### EXTRACTED MATERIAL
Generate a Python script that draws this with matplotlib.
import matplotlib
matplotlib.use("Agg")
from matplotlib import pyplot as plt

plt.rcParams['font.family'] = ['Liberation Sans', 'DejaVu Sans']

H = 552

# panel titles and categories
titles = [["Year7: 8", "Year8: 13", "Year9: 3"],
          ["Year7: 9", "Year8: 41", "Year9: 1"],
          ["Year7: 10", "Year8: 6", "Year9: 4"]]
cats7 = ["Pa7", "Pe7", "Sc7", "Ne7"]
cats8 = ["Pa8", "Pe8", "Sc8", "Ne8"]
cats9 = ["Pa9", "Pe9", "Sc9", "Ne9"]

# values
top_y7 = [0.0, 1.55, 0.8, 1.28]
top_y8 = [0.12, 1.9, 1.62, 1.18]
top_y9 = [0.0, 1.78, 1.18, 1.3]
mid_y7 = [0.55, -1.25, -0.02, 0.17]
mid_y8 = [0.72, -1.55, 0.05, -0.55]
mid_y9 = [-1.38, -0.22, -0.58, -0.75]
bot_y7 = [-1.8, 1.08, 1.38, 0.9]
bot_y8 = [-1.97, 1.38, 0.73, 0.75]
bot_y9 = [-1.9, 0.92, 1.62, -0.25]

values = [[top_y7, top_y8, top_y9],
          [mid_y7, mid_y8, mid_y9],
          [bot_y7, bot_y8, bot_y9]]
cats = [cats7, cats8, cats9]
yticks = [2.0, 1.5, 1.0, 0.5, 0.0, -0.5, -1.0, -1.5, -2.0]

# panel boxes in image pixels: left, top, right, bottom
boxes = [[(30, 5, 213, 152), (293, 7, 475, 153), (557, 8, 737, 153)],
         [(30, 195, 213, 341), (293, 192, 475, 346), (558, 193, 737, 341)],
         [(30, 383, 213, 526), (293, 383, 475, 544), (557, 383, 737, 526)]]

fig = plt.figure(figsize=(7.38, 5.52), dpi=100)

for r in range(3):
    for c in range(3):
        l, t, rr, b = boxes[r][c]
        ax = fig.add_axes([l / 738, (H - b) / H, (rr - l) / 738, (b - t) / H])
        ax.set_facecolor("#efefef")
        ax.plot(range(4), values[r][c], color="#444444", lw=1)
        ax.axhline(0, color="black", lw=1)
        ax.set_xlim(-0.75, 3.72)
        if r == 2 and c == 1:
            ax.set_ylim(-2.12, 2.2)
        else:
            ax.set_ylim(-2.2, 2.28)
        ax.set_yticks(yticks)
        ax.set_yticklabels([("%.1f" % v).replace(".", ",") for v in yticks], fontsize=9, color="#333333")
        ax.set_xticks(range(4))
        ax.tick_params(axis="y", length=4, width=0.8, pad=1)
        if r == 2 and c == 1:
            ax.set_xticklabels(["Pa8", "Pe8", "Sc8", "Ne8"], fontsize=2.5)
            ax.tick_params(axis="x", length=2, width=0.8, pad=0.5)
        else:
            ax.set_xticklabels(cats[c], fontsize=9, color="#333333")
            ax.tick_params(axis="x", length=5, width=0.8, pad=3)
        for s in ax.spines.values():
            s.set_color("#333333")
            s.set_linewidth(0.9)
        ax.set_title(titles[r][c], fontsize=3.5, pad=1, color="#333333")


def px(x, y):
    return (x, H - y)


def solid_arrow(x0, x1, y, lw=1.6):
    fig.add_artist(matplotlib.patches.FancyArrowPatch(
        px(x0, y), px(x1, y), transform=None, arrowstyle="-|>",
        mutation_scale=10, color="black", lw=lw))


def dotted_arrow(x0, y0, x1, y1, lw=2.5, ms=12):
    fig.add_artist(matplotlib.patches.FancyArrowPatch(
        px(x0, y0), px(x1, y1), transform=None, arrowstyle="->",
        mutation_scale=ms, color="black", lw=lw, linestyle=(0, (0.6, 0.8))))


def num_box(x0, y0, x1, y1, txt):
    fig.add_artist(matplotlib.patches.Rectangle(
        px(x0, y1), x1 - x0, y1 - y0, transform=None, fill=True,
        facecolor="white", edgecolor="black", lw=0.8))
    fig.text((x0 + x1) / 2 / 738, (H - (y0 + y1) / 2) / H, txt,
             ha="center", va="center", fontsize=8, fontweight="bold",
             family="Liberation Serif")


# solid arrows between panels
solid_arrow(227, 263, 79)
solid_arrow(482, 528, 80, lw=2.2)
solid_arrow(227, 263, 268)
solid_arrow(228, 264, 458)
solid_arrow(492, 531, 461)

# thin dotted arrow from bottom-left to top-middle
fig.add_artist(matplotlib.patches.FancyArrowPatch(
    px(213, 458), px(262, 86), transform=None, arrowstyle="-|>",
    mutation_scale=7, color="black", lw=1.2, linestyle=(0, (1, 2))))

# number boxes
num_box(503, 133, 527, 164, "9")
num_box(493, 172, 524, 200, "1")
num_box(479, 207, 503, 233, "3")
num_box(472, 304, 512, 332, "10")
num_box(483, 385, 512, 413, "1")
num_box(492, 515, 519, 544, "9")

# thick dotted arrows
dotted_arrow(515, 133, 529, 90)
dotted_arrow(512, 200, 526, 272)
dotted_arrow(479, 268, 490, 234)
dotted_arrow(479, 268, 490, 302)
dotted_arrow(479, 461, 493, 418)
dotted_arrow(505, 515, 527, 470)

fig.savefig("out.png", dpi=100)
...
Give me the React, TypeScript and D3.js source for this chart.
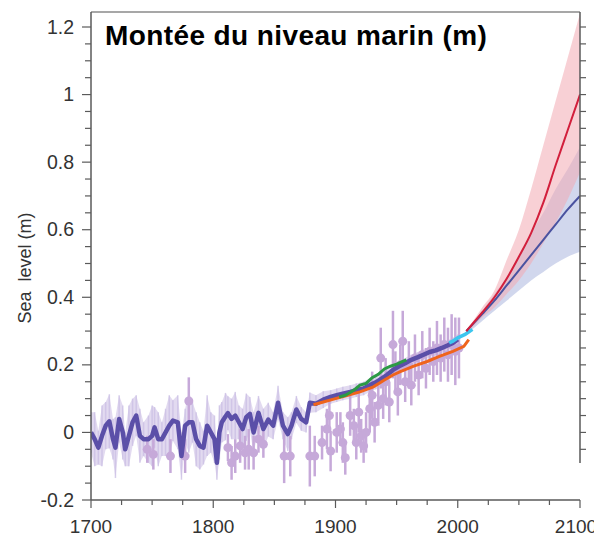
...
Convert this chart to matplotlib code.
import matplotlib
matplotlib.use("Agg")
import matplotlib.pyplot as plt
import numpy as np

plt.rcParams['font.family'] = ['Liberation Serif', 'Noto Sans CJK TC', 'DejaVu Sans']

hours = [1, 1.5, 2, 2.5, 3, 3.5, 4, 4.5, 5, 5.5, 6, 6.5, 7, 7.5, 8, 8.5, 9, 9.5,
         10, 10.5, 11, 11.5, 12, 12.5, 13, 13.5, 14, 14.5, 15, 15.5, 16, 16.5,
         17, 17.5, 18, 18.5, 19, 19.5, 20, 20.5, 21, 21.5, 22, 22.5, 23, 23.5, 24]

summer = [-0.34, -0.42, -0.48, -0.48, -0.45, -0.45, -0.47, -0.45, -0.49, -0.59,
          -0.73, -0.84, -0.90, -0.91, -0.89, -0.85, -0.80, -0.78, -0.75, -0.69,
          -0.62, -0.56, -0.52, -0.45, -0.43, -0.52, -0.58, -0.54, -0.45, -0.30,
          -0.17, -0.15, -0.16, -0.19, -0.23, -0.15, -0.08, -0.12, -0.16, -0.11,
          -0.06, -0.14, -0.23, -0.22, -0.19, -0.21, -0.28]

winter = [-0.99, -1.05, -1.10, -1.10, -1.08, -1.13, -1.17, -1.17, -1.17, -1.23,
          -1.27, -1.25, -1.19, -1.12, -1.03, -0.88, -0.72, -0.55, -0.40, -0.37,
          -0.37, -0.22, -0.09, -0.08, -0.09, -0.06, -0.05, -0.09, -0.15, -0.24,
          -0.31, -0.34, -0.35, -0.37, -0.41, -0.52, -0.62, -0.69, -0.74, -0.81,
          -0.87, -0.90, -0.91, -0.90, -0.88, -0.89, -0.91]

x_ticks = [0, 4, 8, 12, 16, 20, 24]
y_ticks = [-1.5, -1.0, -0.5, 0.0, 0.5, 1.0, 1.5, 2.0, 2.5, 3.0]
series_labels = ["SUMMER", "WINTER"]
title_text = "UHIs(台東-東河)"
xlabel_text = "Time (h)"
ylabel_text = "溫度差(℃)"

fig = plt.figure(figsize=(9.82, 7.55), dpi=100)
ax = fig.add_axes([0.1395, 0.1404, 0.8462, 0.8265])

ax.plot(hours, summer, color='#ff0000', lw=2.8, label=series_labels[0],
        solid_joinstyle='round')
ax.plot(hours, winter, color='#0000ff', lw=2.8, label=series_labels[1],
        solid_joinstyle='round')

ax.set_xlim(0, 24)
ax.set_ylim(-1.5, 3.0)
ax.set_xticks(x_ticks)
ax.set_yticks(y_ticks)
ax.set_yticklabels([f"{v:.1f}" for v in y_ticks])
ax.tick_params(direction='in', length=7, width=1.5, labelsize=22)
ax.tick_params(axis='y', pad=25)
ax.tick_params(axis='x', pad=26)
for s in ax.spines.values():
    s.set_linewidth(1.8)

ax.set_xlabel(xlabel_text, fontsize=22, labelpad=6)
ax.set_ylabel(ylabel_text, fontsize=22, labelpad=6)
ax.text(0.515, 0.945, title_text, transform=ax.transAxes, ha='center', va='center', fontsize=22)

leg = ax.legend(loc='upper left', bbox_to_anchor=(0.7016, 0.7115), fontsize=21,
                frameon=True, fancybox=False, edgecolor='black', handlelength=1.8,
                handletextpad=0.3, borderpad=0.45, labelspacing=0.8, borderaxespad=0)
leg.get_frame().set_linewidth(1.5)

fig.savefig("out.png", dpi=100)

### YOUR GOAL
In the listing above, find the line containing "Convert this chart to matplotlib code." and the line containing "-0.06, -0.14, -0.23, -0.22, -0.19, -0.21, -0.28]", then repeat those two lines and everything between them exactly.

### EXPECTED ANSWER
Convert this chart to matplotlib code.
import matplotlib
matplotlib.use("Agg")
import matplotlib.pyplot as plt
import numpy as np

plt.rcParams['font.family'] = ['Liberation Serif', 'Noto Sans CJK TC', 'DejaVu Sans']

hours = [1, 1.5, 2, 2.5, 3, 3.5, 4, 4.5, 5, 5.5, 6, 6.5, 7, 7.5, 8, 8.5, 9, 9.5,
         10, 10.5, 11, 11.5, 12, 12.5, 13, 13.5, 14, 14.5, 15, 15.5, 16, 16.5,
         17, 17.5, 18, 18.5, 19, 19.5, 20, 20.5, 21, 21.5, 22, 22.5, 23, 23.5, 24]

summer = [-0.34, -0.42, -0.48, -0.48, -0.45, -0.45, -0.47, -0.45, -0.49, -0.59,
          -0.73, -0.84, -0.90, -0.91, -0.89, -0.85, -0.80, -0.78, -0.75, -0.69,
          -0.62, -0.56, -0.52, -0.45, -0.43, -0.52, -0.58, -0.54, -0.45, -0.30,
          -0.17, -0.15, -0.16, -0.19, -0.23, -0.15, -0.08, -0.12, -0.16, -0.11,
          -0.06, -0.14, -0.23, -0.22, -0.19, -0.21, -0.28]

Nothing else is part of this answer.